SELC proved to the U.S. Court of Appeals for the DC Circuit in 2018 that FERC violated the National Environmental Policy Act, the Endangered Species Act, and the Federal Power Act in issuing the license without adequate environmental studies, without sufficient protections for threatened and endangered aquatic species and their habitat, and without requiring Alabama Power to maintain minimum dissolved oxygen levels in the river system for water quality. 

FERC is currently re-doing its studies in order to address the Court’s concerns.   

Safeguards for Birmingham’s drinking water

SELC is working to secure permanent protections for thousands of acres of undeveloped land held by the Birmingham Water Works Board around the Little Cahaba River, the Cahaba River, and Lake Purdy.

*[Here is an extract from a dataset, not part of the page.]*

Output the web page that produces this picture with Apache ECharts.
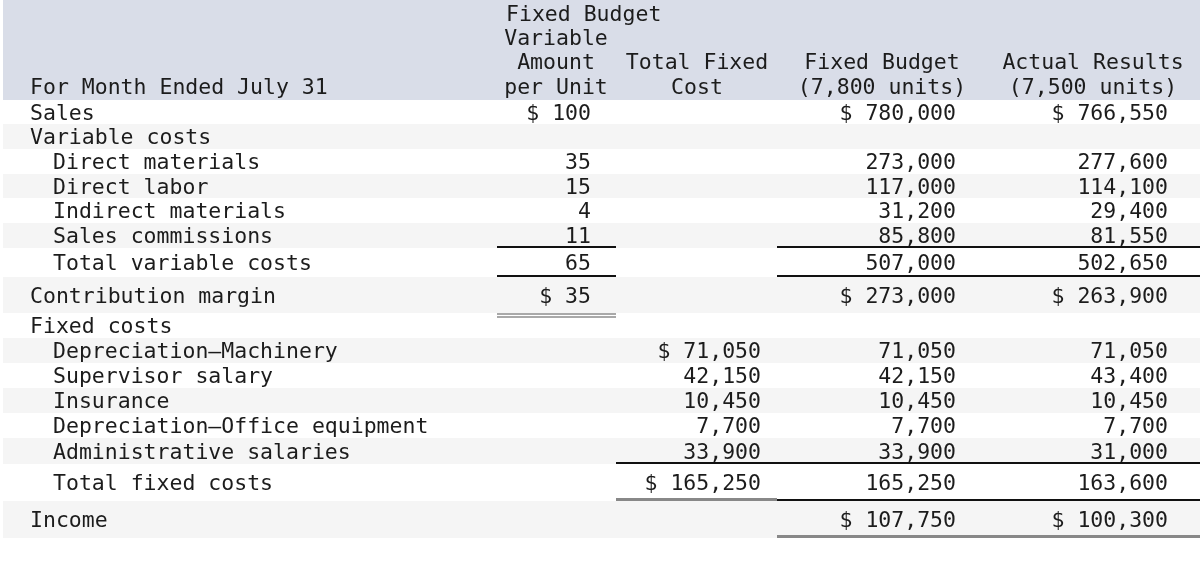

This land, which acts as an important natural buffer that filters stormwater runoff, is required to be permanently protected through conservation easements. Yet the Board has not recorded these easements.

SELC, Cahaba River Society, and Cahaba Riverkeeper are urging the Board to refrain from selling any of this conservation land and to formally record conservation easements with permanent protections for the land around the Cahaba River in order to better protect Birmingham’s primary drinking water source.